O Orçamento Secreto ganhou notoriedade durante o governo Bolsonaro, quando os congressistas turbinaram as chamadas emendas de relator. Até o ano passado, a autoria das indicações era secreta: ou seja, era difícil apontar qual parlamentar era o responsável pela indicação dos recursos. A partir deste ano, após decisão da ministra Rosa Weber, do Supremo Tribunal Federal (STF), a Comissão Mista de Orçamento disponibiliza a lista de indicações de cada deputado.

Na última semana, deputados e assessores formaram fila em frente ao gabinete da Presidência da Câmara dos Deputados, onde são controlados os pedidos, para garantir sua fatia no bolo das emendas de relator.

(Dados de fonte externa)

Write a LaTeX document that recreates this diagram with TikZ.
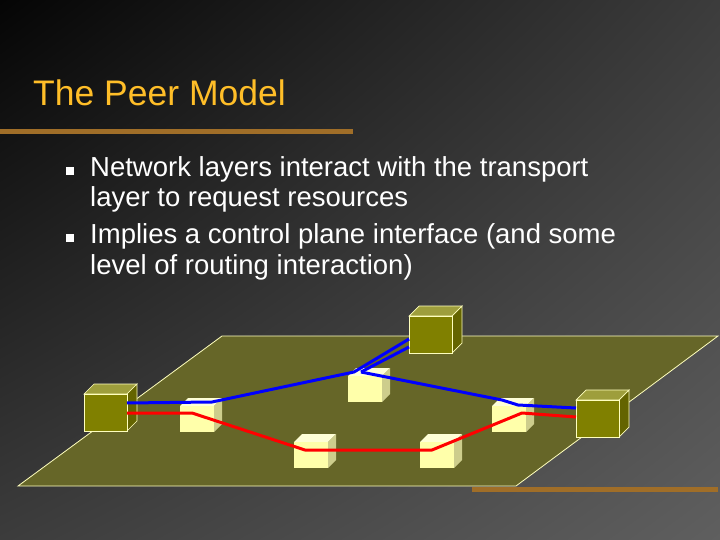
\documentclass[tikz,border=0pt]{standalone}
\usepackage{fontspec}
\setmainfont{Liberation Sans}
\usetikzlibrary{shadings}
\definecolor{bgA}{RGB}{5,5,5}
\definecolor{bgB}{RGB}{60,60,60}
\definecolor{bgC}{RGB}{95,95,95}
\definecolor{ttl}{RGB}{255,190,40}
\definecolor{barc}{RGB}{160,110,40}
\definecolor{plane}{RGB}{102,102,40}
\definecolor{edge}{RGB}{255,255,190}
\definecolor{btop}{RGB}{158,158,60}
\definecolor{bside}{RGB}{100,100,0}
\definecolor{bfront}{RGB}{128,128,0}
\definecolor{stop}{RGB}{255,255,215}
\definecolor{sside}{RGB}{205,205,140}
\definecolor{sfront}{RGB}{255,255,170}
\begin{document}
\begin{tikzpicture}[x=1pt,y=-1pt,
  txt/.style={anchor=west,text=white,font=\fontsize{27.5}{33}\selectfont,inner sep=0pt},
  bul/.style={fill=white,minimum size=8pt,inner sep=0pt}]
\useasboundingbox (0,0) rectangle (720,540);
\shade[upper left=bgA,upper right=bgB,lower left=bgB,lower right=bgC] (0,0) rectangle (720,540);
\node[anchor=west,text=ttl,font=\fontsize{35.5}{40}\selectfont,inner sep=0pt] (title) at (33,93) {The Peer Model};
\fill[barc] (0,129) rectangle (353,134);
\fill[barc] (472,487) rectangle (718,492);
\node[bul] (b1) at (70,171) {};
\node[bul] (b2) at (70,238) {};
\node[txt] (t1) at (90,169) {Network layers interact with the transport};
\node[txt] (t2) at (90,199) {layer to request resources};
\node[txt] (t3) at (90,236) {Implies a control plane interface (and some};
\node[txt] (t4) at (90,267) {level of routing interaction)};
% plane
\draw[fill=plane,draw=edge,line width=0.8pt]
  (222,336) -- (718,336) -- (516,486) -- (18,486) -- cycle;
% cubes
\newcommand{\bigcube}[3]{%
  \coordinate (#1) at (#2,#3);
  \draw[draw=edge,line width=0.7pt,fill=btop] (#2,#3) -- ++(10,-10) -- ++(43,0) -- ++(-10,10) -- cycle;
  \draw[draw=edge,line width=0.7pt,fill=bside] (#2+43,#3) -- ++(10,-10) -- ++(0,37) -- ++(-10,10) -- cycle;
  \draw[draw=edge,line width=0.7pt,fill=bfront] (#2,#3) rectangle ++(43,37);}
\newcommand{\smallcube}[3]{%
  \coordinate (#1) at (#2,#3);
  \fill[stop] (#2,#3) -- ++(8,-8) -- ++(34,0) -- ++(-8,8) -- cycle;
  \fill[sside] (#2+34,#3) -- ++(8,-8) -- ++(0,26) -- ++(-8,8) -- cycle;
  \fill[sfront] (#2,#3) rectangle ++(34,26);}
\smallcube{s1}{180}{406}
\smallcube{s2}{348}{376}
\smallcube{s3}{294}{442}
\smallcube{s4}{420}{442}
\smallcube{s5}{492}{406}
\bigcube{L}{84}{394}
\bigcube{T}{409}{316}
\bigcube{R}{576}{400}
% paths
\begin{scope}[line width=3pt,line join=round]
\draw[blue] ([xshift=43pt,yshift=-9pt]L) -- ([xshift=32pt,yshift=4pt]s1) -- ([xshift=6pt,yshift=4pt]s2) -- ([yshift=-23pt]T);
\draw[blue] ([xshift=13pt,yshift=4pt]s2) -- ([yshift=-31pt]T);
\draw[blue] ([xshift=13pt,yshift=4pt]s2) -- ([xshift=10pt,yshift=6pt]s5) -- ([xshift=26pt,yshift=1pt]s5) -- ([yshift=-8pt]R);
\draw[red] ([xshift=43pt,yshift=-19pt]L) -- ([xshift=12pt,yshift=-7pt]s1) -- ([xshift=11pt,yshift=-8pt]s3) -- ([xshift=12pt,yshift=-8pt]s4) -- ([xshift=30pt,yshift=-7pt]s5) -- ([yshift=-17pt]R);
\end{scope}
\end{tikzpicture}
\end{document}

Líderes ouviram queixas em seus partidos, já que nem todos foram contemplados: 74% dos deputados conseguiram fazer indicações, mas enquanto alguns parlamentares conseguiram dezenas de milhões de reais, 269 deputados ficaram com menos de R$ 15 milhões.

No Senado Federal, também não houve distribuição para todos: 48 de 81 senadores fizeram indicações. Eles ganharam mais do que os deputados, porém. A média por senador é de R$ 54,9 milhões em indicações, enquanto os deputados atendidos até agora tiveram direito a R$ 14,9 milhões, segundo levantamento do GLOBO.

Não há transparência sobre todos os pedidos. Segundo pessoas próximas aos presidentes da Câmara e do Senado, as indicações feitas por parlamentares da oposição têm sido cadastradas como se tivessem sido feitas por “usuários externos”, com os nomes de assessores de prefeituras e até dos próprios prefeitos constando como autores. Foram R$ 3,9 bilhões indicados nessa modalidade até agora, o que prejudica a transparência.

Na proposta de Lei de Diretrizes Orçamentárias (LDO) aprovada pela Comissão Mista de Orçamento na semana passada, há a previsão de que, no ano que vem, esse tipo de pedido de “usuário externo” tenha que vir acompanhado com o parlamentar contemplado, mesmo quando for formalizado por alguém de fora do Congresso Nacional.